When my father was still in the Air force and we were posted in different states, trips to Kerala happened in the summer breaks. The chosen mode of transport- the great Indian Railways.
As young kids with infinite energy, we looked forward to the long train rides as much as we awaited the stay at grandma's place, the snacks and the extended playtime with cousins. I am pretty sure my mother did not share the excitement with us. Probably because the thought of looking after three young kids with boundless energy, bouncing off the walls of a train for more than 24 hours is not very appealing. I don't know how she did it, I can't even look after myself properly on the train.
My fondest memories of train rides are from Pune to Kerala. With a scenic route offering amazing views of waterfalls, snaking through lush forests, whooshing through more than a dozen long tunnels, we were sure to fight for the "window seat" each time.
We used to be thrilled if there were kids among our co-passengers. The parents, not so much. Oh what fun to watch your bunch of angels run barefoot, screaming, through the narrow aisles of the train, chasing another bunch of barefoot angels, stepping on peoples toes and knocking off delicately balanced plastic tea cups! More so when the kids loudly demand each snack that passes their way. Then the parents shoot dagger glances at the vendor tempting their already hyper kids with more candy until he reluctantly moves ahead with his tray of goodies.
But we didn't really care. In those hours/days spent confined in the small compartment, we befriended each other without hesitation. Eventually the parents get to know each other, exchange details and sometimes even discover mutual links!

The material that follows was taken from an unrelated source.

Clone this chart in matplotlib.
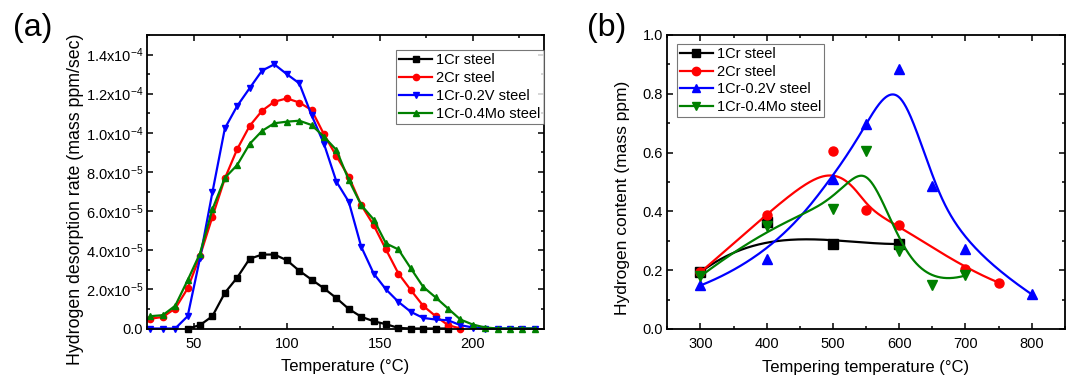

Meanwhile, as the train chugs South, the landscape gradually changes. And the kind of snacks coming our way also change depending on which state/city we're in.
As soon as the sight coconut trees couple with the calls of "pazham pori chaaya" we know we are in Kerala.
Then begins the chorus of "are we there yet?" Till we reach my mother's hometown. The goodbyes are said and hands reach for the strategically placed luggage under different seats and overhead, the logistics discussed and we disembark. And there's grandma waiting for us with a big smile as she walks towards us. Assalamualaikums and how-are-you?-was-the-journey-alright? done we are bundled into the small car for another summer of family and fun
As we grew older and dad changed jobs, the long train rides with the whole family ceased. Some time back I boarded an early morning "Bangalore-kanyakumari express" to visit my relatives in another city. As I sat down ( at the window seat, WITHOUT fighting anyone for it), sipping on the trademark watery, super sweet coffee (yes, not tea! ??) that Indian Railways proudly offer, listening to kids next to me play "antaakshari", I was hit by a sudden bout of nostalgia. The kind which makes you smile and feel sad at the same time. The kind that makes you yearn for simpler times. Yet the grateful kind, for having those memories in the first place.
Alhamdulillah, for The Journey and the journeys within ??